The work found me. I had entrepreneurs and members of family businesses who were constantly telling me about the challenges they were facing. They were struggling with where to look for solutions to their problems. I saw an opportunity to blend my backgrounds as an entrepreneur and my professional education to help them solve their problems.
Before I started Myriad Insight, I worked for Strata Leadership. My official title was VP of Leadership Development, but my actual responsibility could better be described as Entrepreneur-in-Residence. I was tasked with turning ideas into reality. Each day was different and the work was amazing.
Can you share the risk in pursuing doing the work you love?
Being an entrepreneur is lonely. In today’s world, entrepreneurs are the new rock stars. You see faces of entrepreneurs on the cover of magazines. Because of this, I feel like the world has an unrealistic view of what it means to be an entrepreneur. Many people say they want to be one, but few understand the reality both emotionally and financially of taking the risk to step out on your own. Is it rewarding, of course, but it also comes at the risk of creating distance between you and those you care about the most. It is an odd journey, because the more success you have, the more isolated your life can become.
What’s the biggest way your business has changed since you started it?
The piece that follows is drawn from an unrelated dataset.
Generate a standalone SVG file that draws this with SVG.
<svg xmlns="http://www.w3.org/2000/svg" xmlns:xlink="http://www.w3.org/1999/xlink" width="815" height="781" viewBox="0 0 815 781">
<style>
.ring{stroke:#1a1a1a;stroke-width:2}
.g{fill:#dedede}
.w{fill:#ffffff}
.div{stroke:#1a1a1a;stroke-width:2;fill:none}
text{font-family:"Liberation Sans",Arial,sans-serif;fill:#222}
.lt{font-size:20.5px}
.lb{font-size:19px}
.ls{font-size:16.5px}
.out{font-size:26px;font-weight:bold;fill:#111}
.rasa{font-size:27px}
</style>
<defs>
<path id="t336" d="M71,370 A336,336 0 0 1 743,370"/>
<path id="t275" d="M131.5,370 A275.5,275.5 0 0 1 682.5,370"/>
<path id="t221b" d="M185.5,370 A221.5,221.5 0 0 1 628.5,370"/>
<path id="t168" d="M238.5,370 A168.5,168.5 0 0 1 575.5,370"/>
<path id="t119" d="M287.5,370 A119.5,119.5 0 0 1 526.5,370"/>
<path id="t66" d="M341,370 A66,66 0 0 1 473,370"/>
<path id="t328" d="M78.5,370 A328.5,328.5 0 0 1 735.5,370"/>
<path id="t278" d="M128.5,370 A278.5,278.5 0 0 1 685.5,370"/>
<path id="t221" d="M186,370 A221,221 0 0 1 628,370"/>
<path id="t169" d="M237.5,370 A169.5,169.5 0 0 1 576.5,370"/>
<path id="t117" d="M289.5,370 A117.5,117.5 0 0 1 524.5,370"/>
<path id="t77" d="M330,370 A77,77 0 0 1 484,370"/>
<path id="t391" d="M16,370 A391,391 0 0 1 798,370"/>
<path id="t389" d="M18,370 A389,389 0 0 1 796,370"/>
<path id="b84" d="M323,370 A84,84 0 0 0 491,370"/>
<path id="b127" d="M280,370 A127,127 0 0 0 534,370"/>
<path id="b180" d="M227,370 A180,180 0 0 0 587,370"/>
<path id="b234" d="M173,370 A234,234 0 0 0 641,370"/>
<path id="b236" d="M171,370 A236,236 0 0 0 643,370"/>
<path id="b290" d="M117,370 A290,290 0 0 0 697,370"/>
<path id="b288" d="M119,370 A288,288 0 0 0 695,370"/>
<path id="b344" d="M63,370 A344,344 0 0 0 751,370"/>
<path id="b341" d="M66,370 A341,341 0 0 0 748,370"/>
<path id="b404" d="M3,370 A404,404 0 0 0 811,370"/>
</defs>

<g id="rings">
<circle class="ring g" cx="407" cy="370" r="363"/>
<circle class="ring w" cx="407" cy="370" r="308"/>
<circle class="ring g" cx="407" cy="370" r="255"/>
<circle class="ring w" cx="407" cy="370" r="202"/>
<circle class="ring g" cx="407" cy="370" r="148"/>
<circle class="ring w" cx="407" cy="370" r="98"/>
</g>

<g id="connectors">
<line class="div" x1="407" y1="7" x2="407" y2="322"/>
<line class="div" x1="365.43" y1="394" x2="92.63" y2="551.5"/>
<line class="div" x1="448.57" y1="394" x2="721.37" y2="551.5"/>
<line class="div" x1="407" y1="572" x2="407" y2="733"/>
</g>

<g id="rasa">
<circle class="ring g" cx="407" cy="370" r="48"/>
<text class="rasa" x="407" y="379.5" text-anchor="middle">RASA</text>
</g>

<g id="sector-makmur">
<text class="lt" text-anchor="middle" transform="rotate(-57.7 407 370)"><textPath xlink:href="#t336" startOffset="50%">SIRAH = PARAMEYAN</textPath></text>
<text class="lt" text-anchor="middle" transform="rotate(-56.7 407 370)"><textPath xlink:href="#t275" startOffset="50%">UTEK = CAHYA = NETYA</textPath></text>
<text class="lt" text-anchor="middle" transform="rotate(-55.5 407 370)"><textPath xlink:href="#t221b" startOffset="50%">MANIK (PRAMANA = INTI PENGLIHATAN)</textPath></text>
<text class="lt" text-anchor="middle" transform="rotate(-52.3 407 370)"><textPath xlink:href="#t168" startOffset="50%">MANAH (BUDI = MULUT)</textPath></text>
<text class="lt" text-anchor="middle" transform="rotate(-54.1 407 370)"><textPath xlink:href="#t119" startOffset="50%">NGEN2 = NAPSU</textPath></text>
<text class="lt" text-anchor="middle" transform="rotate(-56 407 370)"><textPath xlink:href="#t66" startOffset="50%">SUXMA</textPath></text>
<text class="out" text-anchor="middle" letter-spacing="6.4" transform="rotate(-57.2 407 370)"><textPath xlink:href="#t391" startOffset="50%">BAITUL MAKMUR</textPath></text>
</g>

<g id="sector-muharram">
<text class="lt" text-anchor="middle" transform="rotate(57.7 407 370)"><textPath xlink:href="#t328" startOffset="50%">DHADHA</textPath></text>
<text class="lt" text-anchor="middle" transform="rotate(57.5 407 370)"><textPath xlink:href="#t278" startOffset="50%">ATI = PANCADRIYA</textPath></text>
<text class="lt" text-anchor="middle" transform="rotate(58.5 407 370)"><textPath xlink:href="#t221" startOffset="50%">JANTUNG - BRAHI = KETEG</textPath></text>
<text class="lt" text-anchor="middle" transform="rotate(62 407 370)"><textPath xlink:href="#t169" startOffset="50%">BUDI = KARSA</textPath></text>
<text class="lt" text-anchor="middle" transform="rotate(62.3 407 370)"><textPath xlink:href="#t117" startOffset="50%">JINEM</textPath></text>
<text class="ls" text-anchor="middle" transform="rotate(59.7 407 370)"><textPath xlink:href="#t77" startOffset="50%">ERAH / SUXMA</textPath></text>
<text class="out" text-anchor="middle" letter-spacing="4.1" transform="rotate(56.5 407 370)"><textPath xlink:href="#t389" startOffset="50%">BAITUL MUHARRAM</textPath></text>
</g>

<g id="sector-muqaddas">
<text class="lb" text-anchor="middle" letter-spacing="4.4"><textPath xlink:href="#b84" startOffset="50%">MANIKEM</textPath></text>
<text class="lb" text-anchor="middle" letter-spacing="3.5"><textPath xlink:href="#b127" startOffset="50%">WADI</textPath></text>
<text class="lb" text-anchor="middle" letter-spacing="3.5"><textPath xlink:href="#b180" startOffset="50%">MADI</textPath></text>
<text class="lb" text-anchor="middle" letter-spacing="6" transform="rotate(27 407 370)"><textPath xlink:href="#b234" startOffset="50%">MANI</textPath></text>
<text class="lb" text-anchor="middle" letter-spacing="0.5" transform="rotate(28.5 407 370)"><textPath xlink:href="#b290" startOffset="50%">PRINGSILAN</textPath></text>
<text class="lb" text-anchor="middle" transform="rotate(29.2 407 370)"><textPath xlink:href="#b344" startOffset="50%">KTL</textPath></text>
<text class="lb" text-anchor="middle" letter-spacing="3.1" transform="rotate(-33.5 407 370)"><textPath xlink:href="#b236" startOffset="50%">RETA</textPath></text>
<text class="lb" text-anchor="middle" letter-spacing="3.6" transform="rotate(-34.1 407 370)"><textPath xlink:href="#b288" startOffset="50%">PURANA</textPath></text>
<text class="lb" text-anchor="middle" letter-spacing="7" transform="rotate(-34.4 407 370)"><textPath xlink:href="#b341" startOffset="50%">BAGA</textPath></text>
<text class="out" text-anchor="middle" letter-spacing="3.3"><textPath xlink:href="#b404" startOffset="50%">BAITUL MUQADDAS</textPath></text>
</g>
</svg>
When I started Myriad Insight, I thought I was starting a family business consulting firm that would assist families in times of transition. What I realized over time is that if I only focused on this area, I would starve. A family business might transition once every 15-20 years. Mathematically, it didn’t make sense for that to be my only area of focus. What I discovered is I have a knack for working with entrepreneurs and helping them create, grow and transition their business. Most entrepreneurs are great at starting businesses but horrible at maintaining them. After a few years (or sometimes months), they have a new idea they want to pursue. I help them discover what the best option is for them at this time. It could be selling the current business, installing a management team or sometimes closing the doors.
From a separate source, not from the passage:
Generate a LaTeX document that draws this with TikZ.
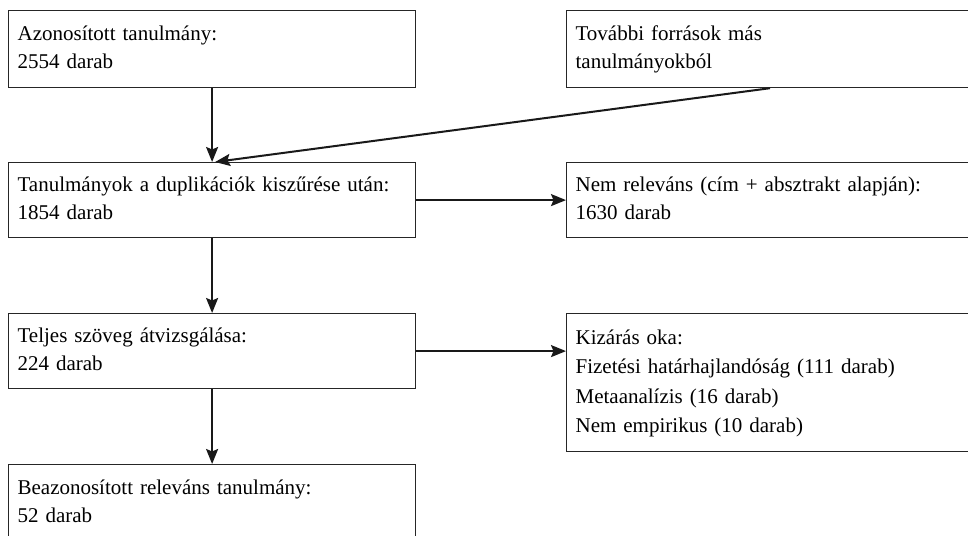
\documentclass[tikz,border=0pt]{standalone}
\usepackage{fontspec}
\setmainfont{Liberation Serif}
\usetikzlibrary{arrows.meta,calc}
\tikzset{
  box/.style={draw=black!85, line width=1.2bp, anchor=north west, align=left,
    text width=389bp, inner xsep=9bp, inner ysep=0pt, minimum width=407bp,
    font=\fontsize{21bp}{28bp}\selectfont, text=black},
  arr/.style={line width=2bp, draw=black!90, -{Stealth[length=15bp,width=12bp,inset=2.5bp]}}
}
\begin{document}
\begin{tikzpicture}[x=1bp,y=-1bp]
\path[use as bounding box] (0,0) rectangle (968,536);
\clip (0,0) rectangle (968,536);
\node[box, minimum height=77bp] (A) at (8,10) {\strut Azonosított tanulmány:\\ 2554 darab\strut};
\node[box, minimum height=77bp] (B) at (566,10) {\strut További források más\\ tanulmányokból\strut};
\node[box, minimum height=75bp] (C) at (8,162) {\strut Tanulmányok a duplikációk kiszűrése után:\\ 1854 darab\strut};
\node[box, minimum height=75bp] (D) at (566,162) {\strut Nem releváns (cím + absztrakt alapján):\\ 1630 darab\strut};
\node[box, minimum height=75bp] (E) at (8,313) {\strut Teljes szöveg átvizsgálása:\\ 224 darab\strut};
\node[box, minimum height=138bp, font=\fontsize{21bp}{29.3bp}\selectfont] (F) at (566,313) {\strut Kizárás oka:\\ Fizetési határhajlandóság (111 darab)\\ Metaanalízis (16 darab)\\ Nem empirikus (10 darab)\strut};
\node[box, minimum height=77bp] (G) at (8,464) {\strut Beazonosított releváns tanulmány:\\ 52 darab\strut};
\coordinate (Bout) at ($(B.south west)+(204,0)$);
\draw[arr] (A.south) -- (C.north);
\draw[arr] (Bout) -- ($(C.north)+(3,0)$);
\draw[arr] (C.east) -- (D.west);
\draw[arr] (C.south) -- (E.north);
\draw[arr] (E.east) -- (E.east -| F.west);
\draw[arr] (E.south) -- (G.north);
\end{tikzpicture}
\end{document}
Tell us a few things you have to be consistent in to do your best work.
My business is built on high levels of trust with my clients. I’m working with other business owners who are running at a very fast pace. I must be able to keep pace with them and ensure our relational trust continues to grow. I’m asking them to make changes in their lives that will likely cause them temporary pain, but we both know it is the best thing for them long term. If they are going to listen to me, they must respect and trust my perspective.